Data
_ _ _ _ _

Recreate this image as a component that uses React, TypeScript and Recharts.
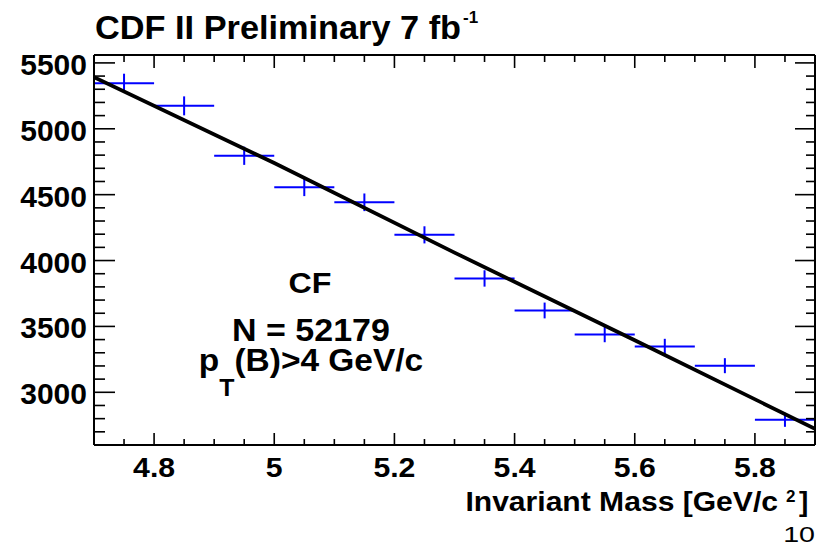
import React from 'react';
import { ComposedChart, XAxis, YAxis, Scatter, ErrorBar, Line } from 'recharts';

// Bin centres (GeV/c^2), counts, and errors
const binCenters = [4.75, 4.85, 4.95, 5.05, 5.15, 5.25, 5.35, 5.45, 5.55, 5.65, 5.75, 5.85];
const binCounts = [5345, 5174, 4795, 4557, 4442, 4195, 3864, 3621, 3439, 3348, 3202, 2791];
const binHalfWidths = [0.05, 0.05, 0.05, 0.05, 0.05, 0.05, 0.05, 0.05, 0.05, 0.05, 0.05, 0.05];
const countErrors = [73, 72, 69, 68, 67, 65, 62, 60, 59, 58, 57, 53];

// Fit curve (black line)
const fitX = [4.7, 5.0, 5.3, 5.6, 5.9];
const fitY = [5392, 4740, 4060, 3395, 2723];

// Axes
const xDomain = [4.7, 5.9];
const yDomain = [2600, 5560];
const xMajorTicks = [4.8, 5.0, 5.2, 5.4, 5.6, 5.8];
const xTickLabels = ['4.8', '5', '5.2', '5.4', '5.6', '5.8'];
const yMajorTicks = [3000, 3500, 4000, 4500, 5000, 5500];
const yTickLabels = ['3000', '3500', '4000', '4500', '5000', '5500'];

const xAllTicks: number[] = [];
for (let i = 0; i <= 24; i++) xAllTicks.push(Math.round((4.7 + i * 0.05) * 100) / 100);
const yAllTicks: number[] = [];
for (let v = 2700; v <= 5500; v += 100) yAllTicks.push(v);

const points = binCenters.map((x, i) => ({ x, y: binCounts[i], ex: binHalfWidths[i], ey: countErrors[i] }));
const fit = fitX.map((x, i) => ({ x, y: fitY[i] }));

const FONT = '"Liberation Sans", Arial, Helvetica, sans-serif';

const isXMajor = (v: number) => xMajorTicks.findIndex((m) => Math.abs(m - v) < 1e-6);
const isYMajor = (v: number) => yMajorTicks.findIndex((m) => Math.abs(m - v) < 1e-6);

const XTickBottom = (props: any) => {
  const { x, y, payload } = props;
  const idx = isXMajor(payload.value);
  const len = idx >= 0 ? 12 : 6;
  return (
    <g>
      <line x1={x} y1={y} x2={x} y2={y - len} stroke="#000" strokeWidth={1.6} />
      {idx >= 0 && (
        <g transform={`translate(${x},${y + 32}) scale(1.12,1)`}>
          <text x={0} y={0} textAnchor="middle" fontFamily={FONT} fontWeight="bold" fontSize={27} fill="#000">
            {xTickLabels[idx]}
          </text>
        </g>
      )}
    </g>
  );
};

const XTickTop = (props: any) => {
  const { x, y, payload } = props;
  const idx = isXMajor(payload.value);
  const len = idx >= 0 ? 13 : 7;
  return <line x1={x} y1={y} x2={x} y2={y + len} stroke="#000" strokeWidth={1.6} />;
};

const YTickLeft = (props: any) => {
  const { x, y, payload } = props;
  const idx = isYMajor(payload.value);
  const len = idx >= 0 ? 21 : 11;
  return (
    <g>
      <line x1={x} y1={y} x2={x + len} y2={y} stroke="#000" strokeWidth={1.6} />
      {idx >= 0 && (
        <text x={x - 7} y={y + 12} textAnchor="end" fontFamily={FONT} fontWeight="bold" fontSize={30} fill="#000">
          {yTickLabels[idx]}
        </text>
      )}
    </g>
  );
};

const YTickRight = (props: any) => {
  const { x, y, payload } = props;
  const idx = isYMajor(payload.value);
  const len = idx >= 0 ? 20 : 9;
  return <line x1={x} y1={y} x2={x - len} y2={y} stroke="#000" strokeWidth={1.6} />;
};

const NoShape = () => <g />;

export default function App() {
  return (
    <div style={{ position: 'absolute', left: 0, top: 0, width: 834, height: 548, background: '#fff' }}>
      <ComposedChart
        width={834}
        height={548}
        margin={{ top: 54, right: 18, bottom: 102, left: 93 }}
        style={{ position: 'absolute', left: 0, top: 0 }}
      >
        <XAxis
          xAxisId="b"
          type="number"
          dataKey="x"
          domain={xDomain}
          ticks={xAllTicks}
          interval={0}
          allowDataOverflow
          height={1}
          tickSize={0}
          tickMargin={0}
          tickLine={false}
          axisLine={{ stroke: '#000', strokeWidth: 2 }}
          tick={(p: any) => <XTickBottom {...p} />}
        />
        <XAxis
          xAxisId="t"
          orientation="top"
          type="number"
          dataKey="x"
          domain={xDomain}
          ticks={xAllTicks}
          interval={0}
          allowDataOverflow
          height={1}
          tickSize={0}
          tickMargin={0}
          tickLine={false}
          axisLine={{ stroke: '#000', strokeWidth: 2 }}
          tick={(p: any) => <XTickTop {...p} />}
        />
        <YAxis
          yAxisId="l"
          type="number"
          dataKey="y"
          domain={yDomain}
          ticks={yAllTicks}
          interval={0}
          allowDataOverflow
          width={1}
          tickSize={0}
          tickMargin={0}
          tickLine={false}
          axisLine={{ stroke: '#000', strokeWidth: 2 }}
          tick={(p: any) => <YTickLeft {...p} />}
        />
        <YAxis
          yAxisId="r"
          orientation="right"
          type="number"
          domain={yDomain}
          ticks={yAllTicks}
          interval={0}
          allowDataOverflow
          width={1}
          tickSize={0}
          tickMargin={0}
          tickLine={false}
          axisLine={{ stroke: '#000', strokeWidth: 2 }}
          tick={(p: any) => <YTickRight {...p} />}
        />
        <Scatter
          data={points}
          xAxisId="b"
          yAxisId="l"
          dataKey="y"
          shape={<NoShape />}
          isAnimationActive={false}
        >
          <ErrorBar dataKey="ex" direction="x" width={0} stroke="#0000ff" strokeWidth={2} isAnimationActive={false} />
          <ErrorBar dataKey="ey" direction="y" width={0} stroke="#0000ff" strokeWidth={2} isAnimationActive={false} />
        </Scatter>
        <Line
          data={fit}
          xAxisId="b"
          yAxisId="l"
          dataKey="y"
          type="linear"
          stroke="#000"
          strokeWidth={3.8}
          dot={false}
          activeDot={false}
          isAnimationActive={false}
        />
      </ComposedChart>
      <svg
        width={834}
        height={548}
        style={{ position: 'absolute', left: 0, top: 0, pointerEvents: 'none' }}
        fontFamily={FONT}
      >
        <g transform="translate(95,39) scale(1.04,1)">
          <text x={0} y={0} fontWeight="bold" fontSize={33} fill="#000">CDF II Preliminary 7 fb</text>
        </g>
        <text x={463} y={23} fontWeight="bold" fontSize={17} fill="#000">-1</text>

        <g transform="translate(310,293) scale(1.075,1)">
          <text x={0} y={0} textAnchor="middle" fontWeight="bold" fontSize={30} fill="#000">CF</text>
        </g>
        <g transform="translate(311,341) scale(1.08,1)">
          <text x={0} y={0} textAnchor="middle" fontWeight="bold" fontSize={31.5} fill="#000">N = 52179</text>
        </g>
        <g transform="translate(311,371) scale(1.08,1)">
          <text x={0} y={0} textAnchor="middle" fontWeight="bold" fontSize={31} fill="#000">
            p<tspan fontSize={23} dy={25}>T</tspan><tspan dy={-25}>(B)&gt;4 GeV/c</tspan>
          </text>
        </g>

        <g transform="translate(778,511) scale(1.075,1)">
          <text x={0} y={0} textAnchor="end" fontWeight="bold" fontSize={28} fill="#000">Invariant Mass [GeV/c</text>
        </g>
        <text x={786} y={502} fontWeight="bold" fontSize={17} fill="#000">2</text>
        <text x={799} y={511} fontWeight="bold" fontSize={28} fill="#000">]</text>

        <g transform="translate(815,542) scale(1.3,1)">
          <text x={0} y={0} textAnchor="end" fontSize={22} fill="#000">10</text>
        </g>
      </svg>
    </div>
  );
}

_ _ _ _ _

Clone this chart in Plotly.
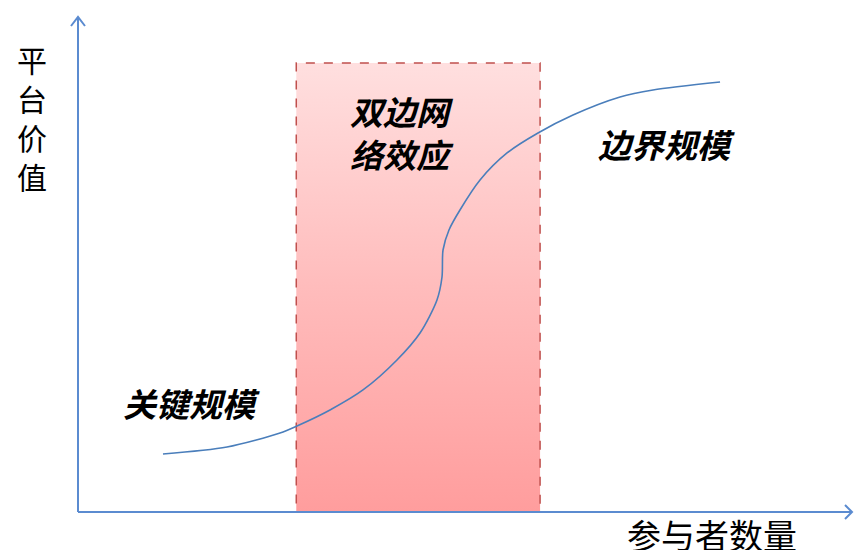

_ _ _ _ _

Aim
Using the data above, set down each line from the line with "Recreate this image" to the line with "const isYMajor = (v: number)" exactly, both ends included, and leave the pictures behind. Nothing else belongs.

Problem solution
Recreate this image as a component that uses React, TypeScript and Recharts.
import React from 'react';
import { ComposedChart, XAxis, YAxis, Scatter, ErrorBar, Line } from 'recharts';

// Bin centres (GeV/c^2), counts, and errors
const binCenters = [4.75, 4.85, 4.95, 5.05, 5.15, 5.25, 5.35, 5.45, 5.55, 5.65, 5.75, 5.85];
const binCounts = [5345, 5174, 4795, 4557, 4442, 4195, 3864, 3621, 3439, 3348, 3202, 2791];
const binHalfWidths = [0.05, 0.05, 0.05, 0.05, 0.05, 0.05, 0.05, 0.05, 0.05, 0.05, 0.05, 0.05];
const countErrors = [73, 72, 69, 68, 67, 65, 62, 60, 59, 58, 57, 53];

// Fit curve (black line)
const fitX = [4.7, 5.0, 5.3, 5.6, 5.9];
const fitY = [5392, 4740, 4060, 3395, 2723];

// Axes
const xDomain = [4.7, 5.9];
const yDomain = [2600, 5560];
const xMajorTicks = [4.8, 5.0, 5.2, 5.4, 5.6, 5.8];
const xTickLabels = ['4.8', '5', '5.2', '5.4', '5.6', '5.8'];
const yMajorTicks = [3000, 3500, 4000, 4500, 5000, 5500];
const yTickLabels = ['3000', '3500', '4000', '4500', '5000', '5500'];

const xAllTicks: number[] = [];
for (let i = 0; i <= 24; i++) xAllTicks.push(Math.round((4.7 + i * 0.05) * 100) / 100);
const yAllTicks: number[] = [];
for (let v = 2700; v <= 5500; v += 100) yAllTicks.push(v);

const points = binCenters.map((x, i) => ({ x, y: binCounts[i], ex: binHalfWidths[i], ey: countErrors[i] }));
const fit = fitX.map((x, i) => ({ x, y: fitY[i] }));

const FONT = '"Liberation Sans", Arial, Helvetica, sans-serif';

const isXMajor = (v: number) => xMajorTicks.findIndex((m) => Math.abs(m - v) < 1e-6);
const isYMajor = (v: number) => yMajorTicks.findIndex((m) => Math.abs(m - v) < 1e-6);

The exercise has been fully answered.